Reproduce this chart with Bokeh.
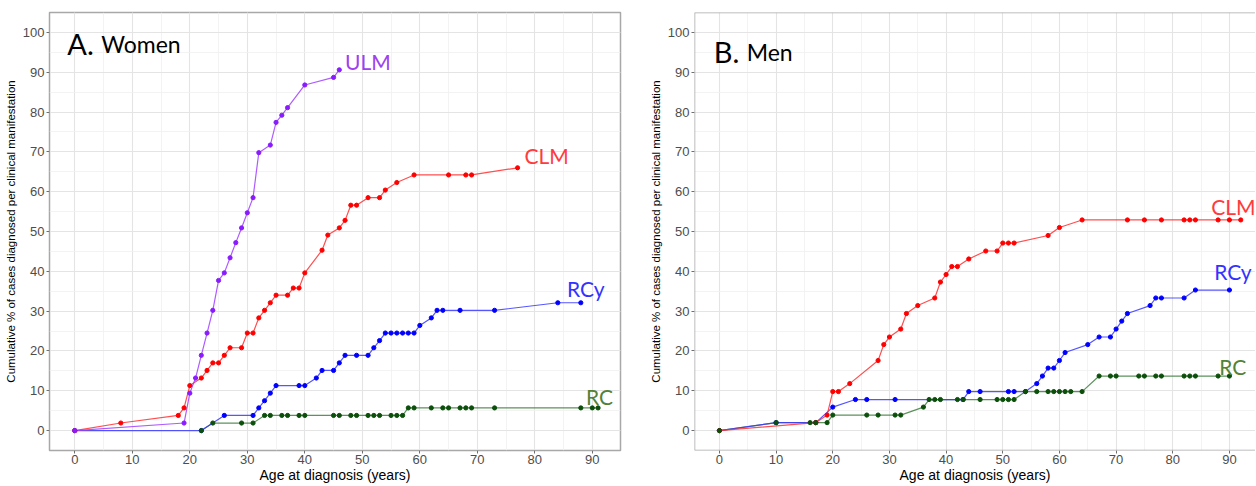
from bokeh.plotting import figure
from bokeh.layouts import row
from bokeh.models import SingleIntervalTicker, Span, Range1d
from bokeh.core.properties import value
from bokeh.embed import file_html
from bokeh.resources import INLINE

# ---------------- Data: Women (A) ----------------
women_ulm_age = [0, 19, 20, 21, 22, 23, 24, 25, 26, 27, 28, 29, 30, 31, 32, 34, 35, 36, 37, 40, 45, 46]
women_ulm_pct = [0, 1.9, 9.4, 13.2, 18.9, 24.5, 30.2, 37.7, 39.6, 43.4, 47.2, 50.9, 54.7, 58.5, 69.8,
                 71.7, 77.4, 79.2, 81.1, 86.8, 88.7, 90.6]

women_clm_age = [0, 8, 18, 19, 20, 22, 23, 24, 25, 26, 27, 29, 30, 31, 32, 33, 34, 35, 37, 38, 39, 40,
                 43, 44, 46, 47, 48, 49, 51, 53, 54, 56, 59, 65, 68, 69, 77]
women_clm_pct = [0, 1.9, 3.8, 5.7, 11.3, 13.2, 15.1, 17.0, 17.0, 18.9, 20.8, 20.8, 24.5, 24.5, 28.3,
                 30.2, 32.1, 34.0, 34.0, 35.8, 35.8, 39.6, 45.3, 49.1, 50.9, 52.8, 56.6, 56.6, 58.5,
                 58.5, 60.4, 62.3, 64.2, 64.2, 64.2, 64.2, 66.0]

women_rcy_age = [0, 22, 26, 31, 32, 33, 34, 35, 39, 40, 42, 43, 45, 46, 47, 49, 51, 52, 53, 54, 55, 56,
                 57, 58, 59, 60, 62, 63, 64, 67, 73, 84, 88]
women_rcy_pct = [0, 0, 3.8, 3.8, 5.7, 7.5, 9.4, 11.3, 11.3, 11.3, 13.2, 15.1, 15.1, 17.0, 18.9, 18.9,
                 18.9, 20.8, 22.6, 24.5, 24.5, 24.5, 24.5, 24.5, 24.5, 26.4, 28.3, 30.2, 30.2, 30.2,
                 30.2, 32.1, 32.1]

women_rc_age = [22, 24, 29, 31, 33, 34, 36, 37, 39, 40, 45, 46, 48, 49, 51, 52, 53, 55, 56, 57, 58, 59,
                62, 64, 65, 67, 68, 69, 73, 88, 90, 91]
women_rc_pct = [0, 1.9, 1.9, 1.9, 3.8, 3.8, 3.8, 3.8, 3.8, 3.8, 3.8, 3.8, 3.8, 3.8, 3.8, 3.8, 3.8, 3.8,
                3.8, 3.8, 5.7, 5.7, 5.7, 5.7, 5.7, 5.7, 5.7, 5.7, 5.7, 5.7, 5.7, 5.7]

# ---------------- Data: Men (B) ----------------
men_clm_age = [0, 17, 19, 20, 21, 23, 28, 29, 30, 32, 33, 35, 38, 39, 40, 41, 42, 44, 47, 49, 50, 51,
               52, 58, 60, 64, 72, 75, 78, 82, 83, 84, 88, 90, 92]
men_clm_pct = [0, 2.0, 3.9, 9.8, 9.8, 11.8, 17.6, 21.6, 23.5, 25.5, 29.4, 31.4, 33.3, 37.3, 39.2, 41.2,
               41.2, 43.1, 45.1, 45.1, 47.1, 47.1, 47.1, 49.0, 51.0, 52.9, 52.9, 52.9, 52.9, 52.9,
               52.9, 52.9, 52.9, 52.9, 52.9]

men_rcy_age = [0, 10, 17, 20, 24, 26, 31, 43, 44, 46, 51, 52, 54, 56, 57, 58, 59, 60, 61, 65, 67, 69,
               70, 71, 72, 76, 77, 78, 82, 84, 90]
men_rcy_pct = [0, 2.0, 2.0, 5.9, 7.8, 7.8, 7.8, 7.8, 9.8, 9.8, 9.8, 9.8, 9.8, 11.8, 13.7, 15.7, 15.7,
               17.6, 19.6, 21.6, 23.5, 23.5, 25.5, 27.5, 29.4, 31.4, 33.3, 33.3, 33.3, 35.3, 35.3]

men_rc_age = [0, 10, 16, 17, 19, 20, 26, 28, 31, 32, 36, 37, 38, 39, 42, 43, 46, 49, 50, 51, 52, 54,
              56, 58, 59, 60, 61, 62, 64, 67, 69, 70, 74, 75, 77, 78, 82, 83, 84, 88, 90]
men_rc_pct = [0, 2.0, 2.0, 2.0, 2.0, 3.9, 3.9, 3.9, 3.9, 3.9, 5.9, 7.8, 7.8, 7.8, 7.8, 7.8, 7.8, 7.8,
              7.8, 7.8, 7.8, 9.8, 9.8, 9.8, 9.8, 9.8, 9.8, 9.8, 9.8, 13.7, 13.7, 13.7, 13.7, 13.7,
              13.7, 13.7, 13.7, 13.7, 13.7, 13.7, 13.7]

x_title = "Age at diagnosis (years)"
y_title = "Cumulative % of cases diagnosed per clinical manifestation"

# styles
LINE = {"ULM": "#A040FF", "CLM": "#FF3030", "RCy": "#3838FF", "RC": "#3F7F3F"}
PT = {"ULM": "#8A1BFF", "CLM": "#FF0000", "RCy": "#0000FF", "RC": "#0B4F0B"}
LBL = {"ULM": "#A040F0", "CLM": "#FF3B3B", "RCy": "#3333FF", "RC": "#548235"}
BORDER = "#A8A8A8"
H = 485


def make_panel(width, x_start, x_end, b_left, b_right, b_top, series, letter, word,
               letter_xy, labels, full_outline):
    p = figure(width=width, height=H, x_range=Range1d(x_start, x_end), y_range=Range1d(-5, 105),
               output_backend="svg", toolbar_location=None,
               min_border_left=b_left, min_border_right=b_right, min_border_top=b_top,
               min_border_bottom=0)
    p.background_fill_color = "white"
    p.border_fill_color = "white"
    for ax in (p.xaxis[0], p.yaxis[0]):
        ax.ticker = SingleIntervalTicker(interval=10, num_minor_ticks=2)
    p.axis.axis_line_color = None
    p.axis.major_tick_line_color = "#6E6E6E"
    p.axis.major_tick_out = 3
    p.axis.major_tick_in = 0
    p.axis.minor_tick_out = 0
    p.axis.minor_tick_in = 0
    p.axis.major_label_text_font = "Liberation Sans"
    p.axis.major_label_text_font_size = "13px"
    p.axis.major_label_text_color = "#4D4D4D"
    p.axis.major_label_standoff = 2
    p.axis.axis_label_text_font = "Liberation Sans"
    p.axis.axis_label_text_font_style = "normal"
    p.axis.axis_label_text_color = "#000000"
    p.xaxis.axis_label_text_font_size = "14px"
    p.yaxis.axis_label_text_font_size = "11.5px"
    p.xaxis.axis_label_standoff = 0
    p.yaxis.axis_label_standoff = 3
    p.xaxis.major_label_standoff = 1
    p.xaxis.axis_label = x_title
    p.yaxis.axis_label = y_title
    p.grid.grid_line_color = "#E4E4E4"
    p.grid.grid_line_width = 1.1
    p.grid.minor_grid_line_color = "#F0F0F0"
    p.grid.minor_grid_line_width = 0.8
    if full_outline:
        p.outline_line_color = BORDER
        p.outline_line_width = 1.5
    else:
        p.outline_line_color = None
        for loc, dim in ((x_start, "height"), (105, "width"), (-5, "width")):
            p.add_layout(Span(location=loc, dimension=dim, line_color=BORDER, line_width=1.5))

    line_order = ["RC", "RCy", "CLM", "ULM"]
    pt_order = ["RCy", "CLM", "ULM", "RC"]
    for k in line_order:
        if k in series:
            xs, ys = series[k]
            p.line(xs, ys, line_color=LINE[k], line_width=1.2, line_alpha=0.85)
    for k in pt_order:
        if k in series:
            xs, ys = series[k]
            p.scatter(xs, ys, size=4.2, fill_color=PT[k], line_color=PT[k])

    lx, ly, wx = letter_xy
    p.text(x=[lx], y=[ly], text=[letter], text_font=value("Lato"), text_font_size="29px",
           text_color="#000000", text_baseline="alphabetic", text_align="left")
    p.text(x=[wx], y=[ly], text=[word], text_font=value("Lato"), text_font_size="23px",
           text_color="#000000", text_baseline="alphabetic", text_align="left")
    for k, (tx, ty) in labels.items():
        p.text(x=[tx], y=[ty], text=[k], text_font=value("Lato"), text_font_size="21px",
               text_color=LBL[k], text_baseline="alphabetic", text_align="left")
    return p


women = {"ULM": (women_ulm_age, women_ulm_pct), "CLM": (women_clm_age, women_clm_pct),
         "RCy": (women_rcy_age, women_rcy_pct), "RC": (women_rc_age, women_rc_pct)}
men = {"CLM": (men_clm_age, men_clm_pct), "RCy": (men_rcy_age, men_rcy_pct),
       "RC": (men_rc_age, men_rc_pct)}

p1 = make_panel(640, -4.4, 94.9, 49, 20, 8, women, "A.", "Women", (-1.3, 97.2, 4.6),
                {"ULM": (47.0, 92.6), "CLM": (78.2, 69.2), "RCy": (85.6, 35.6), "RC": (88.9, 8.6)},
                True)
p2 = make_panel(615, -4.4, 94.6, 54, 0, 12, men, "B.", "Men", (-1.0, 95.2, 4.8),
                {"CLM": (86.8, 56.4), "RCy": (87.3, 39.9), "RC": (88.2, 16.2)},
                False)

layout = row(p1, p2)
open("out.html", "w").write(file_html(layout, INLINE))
---
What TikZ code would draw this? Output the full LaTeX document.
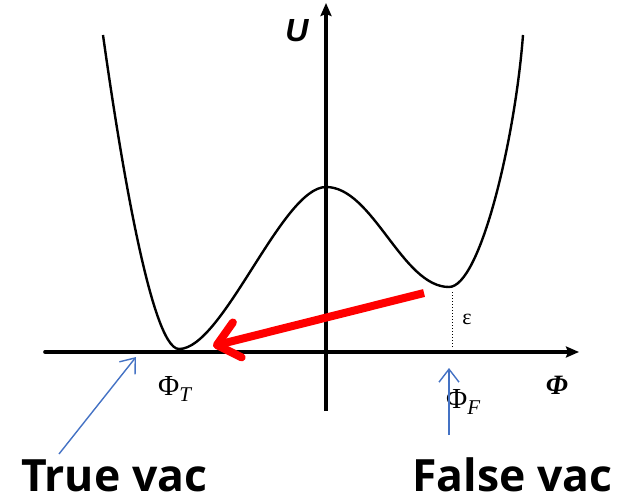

[Task requirements]
Go back to the lines above and output, exactly as they stand, the ones from the line containing "Reproduce this chart with Bokeh." to the line containing "30.2, 32.1, 32.1]". Leave all pictures behind.

[Result of the task]
Reproduce this chart with Bokeh.
from bokeh.plotting import figure
from bokeh.layouts import row
from bokeh.models import SingleIntervalTicker, Span, Range1d
from bokeh.core.properties import value
from bokeh.embed import file_html
from bokeh.resources import INLINE

# ---------------- Data: Women (A) ----------------
women_ulm_age = [0, 19, 20, 21, 22, 23, 24, 25, 26, 27, 28, 29, 30, 31, 32, 34, 35, 36, 37, 40, 45, 46]
women_ulm_pct = [0, 1.9, 9.4, 13.2, 18.9, 24.5, 30.2, 37.7, 39.6, 43.4, 47.2, 50.9, 54.7, 58.5, 69.8,
                 71.7, 77.4, 79.2, 81.1, 86.8, 88.7, 90.6]

women_clm_age = [0, 8, 18, 19, 20, 22, 23, 24, 25, 26, 27, 29, 30, 31, 32, 33, 34, 35, 37, 38, 39, 40,
                 43, 44, 46, 47, 48, 49, 51, 53, 54, 56, 59, 65, 68, 69, 77]
women_clm_pct = [0, 1.9, 3.8, 5.7, 11.3, 13.2, 15.1, 17.0, 17.0, 18.9, 20.8, 20.8, 24.5, 24.5, 28.3,
                 30.2, 32.1, 34.0, 34.0, 35.8, 35.8, 39.6, 45.3, 49.1, 50.9, 52.8, 56.6, 56.6, 58.5,
                 58.5, 60.4, 62.3, 64.2, 64.2, 64.2, 64.2, 66.0]

women_rcy_age = [0, 22, 26, 31, 32, 33, 34, 35, 39, 40, 42, 43, 45, 46, 47, 49, 51, 52, 53, 54, 55, 56,
                 57, 58, 59, 60, 62, 63, 64, 67, 73, 84, 88]
women_rcy_pct = [0, 0, 3.8, 3.8, 5.7, 7.5, 9.4, 11.3, 11.3, 11.3, 13.2, 15.1, 15.1, 17.0, 18.9, 18.9,
                 18.9, 20.8, 22.6, 24.5, 24.5, 24.5, 24.5, 24.5, 24.5, 26.4, 28.3, 30.2, 30.2, 30.2,
                 30.2, 32.1, 32.1]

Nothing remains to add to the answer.